The College’s inaugural White Coat Ceremony was supported by the Gold Foundation through a grant generously given by Foundation board trustee Elaine Adler and administered through a partnership with the American Association of Colleges of Nursing.
During the ceremony, the nursing students were greeted by Student Nurses Association President Dwayne Husbands, who urged them to get more involved in Association activities, which include blood drives, opioid overdose prevention training, and numerous leadership opportunities.

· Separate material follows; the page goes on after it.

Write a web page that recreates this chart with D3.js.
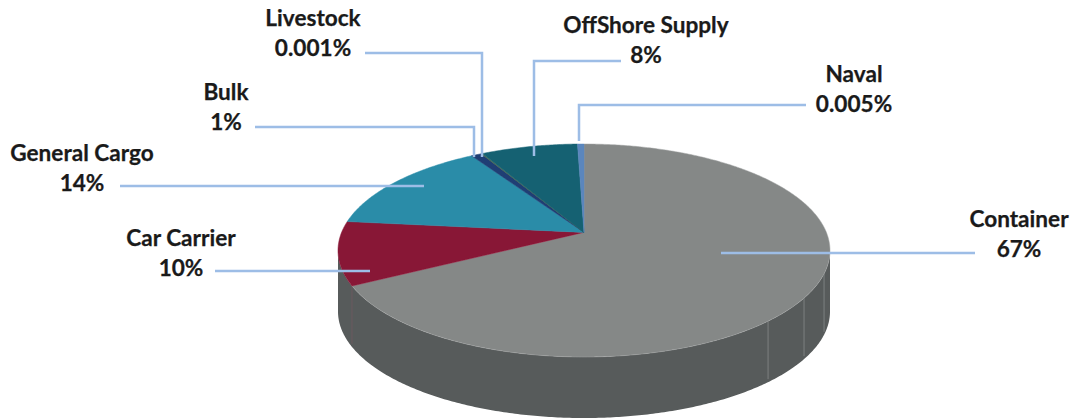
<!DOCTYPE html>
<html>
<head>
<meta charset="utf-8">
<script src="https://d3js.org/d3.v7.min.js"></script>
<style>
  html, body { margin: 0; padding: 0; background: #fff; }
  svg { display: block; }
  text { font-family: Lato, "Open Sans", sans-serif; font-weight: 700; font-size: 22.6px; fill: #1a1a1a; stroke: #1a1a1a; stroke-width: 0.25px; }
</style>
</head>
<body>
<div id="chart"></div>
<script>
// Chart data (shares, labels as printed)
const categories = ["Container", "Car Carrier", "General Cargo", "Bulk", "Livestock", "OffShore Supply", "Naval"];
const shares = [67.1, 9.6, 14.4, 0.8, 0.1, 7.5, 0.5];
const valueLabels = ["67%", "10%", "14%", "1%", "0.001%", "8%", "0.005%"];
const colors = ["#858887", "#881736", "#2a8ca8", "#1f3e74", "#4a6a4a", "#156172", "#5b86bd"];

// Label anchor and leader polyline for each category, same order
const labelPos = [[1019, 227], [181, 246], [82, 161], [226, 100], [313, 26], [646, 33], [854, 82]];
const leaders = [
  [[975, 253], [721, 253]],
  [[215, 271], [370, 271]],
  [[120, 186], [424, 186]],
  [[255, 127], [474, 127], [474, 157]],
  [[365, 53], [482, 53], [482, 157]],
  [[621, 61], [534, 61], [534, 156]],
  [[806, 105], [579, 105], [579, 141]]
];

const width = 1075, height = 419;
const depth = 61;
const tilt = -0.17; // moves the pie apex up the ellipse, for the perspective look

const x = d3.scaleLinear().domain([-1, 1]).range([338, 830]);
const y = d3.scaleLinear().domain([-1, 1]).range([144, 357]);

// Angle on the flat pie (clockwise from top) to screen position on the tilted disc
function project(a, r = 1, dy = 0) {
  const u = r * Math.sin(a), v = -r * Math.cos(a);
  const w = 1 + tilt * v;
  return [x(u * Math.sqrt(1 - tilt * tilt) / w), y((v + tilt) / w) + dy];
}

const svg = d3.select("#chart").append("svg")
    .attr("width", width)
    .attr("height", height);

const line = d3.line();

// Side wall: rim between the two widest points, then back along the bottom rim
const widest = Math.acos(tilt);
const rimAngles = d3.range(widest, 2 * Math.PI - widest, 0.01).concat([2 * Math.PI - widest]);
const wallRim = rimAngles.map(a => project(a));
const wallBottom = rimAngles.slice().reverse().map(a => project(a, 1, depth));
svg.append("path")
    .attr("d", line(wallRim.concat(wallBottom)) + "Z")
    .attr("fill", "#575b5b");

// Faint seams on the wall
const seamAngles = [112, 125, 138.5, 241.6];
svg.selectAll(".seam")
  .data(seamAngles)
  .join("path")
    .attr("class", "seam")
    .attr("d", d => {
      const a = d * Math.PI / 180;
      return line([project(a), project(a, 1, depth - 3)]);
    })
    .attr("stroke", d => d > 180 ? "#6b5a60" : "#7d8080")
    .attr("stroke-width", 1)
    .attr("fill", "none");

// Slices
const pie = d3.pie().sort(null).value(d => d)(shares);

function slicePath(d) {
  const steps = d3.range(d.startAngle, d.endAngle, 0.01).concat([d.endAngle]);
  return line([project(0, 0)].concat(steps.map(a => project(a)))) + "Z";
}

svg.selectAll(".slice")
  .data(pie)
  .join("path")
    .attr("class", "slice")
    .attr("d", slicePath)
    .attr("fill", (d, i) => colors[i])
    .attr("stroke", (d, i) => i === 0 ? "#a0a3a2" : colors[i])
    .attr("stroke-width", 0.5);

// Leader lines
svg.selectAll(".leader")
  .data(leaders)
  .join("path")
    .attr("class", "leader")
    .attr("d", d => line(d))
    .attr("fill", "none")
    .attr("stroke", "#9dbde6")
    .attr("stroke-width", 2.5);

// Labels
const labels = svg.selectAll(".label")
  .data(categories)
  .join("text")
    .attr("class", "label")
    .attr("text-anchor", "middle")
    .attr("x", (d, i) => labelPos[i][0])
    .attr("y", (d, i) => labelPos[i][1]);

labels.append("tspan").text(d => d);
labels.append("tspan")
    .attr("x", (d, i) => labelPos[i][0])
    .attr("dy", 30)
    .text((d, i) => valueLabels[i]);
</script>
</body>
</html>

Addressing the students, CNR alumna Jeanne Whalen DeMarzo SNHP’83 emphasized the importance of placing humanism front and center in their healthcare practice. She went on to encourage the students to work to develop relationships with their patients and families and that taking the time to listen could make all the difference in the world. “In the words of Mother Teresa, ‘kind words can be short and easy to speak but their echoes are truly endless,’” she said.
As students came forward to be officially “cloaked” in their white coat, there were many hugs and smiles exchanged with faculty and fellow students, as they celebrated the next important phase in their nursing education at CNR.
“We trust that this ceremony today helps instill in each of you – a stronger sense of responsibility for the privilege each of you will have in caring for your patients; that you will be inspired by the legacy of Dr. Gold and his deep sense of compassion and his enormous heart; and that each of you as a CNR nursing student will be dedicated to the oath to compassionate patient care you took today,” said Dr. Adrienne Wald, assistant professor of nursing.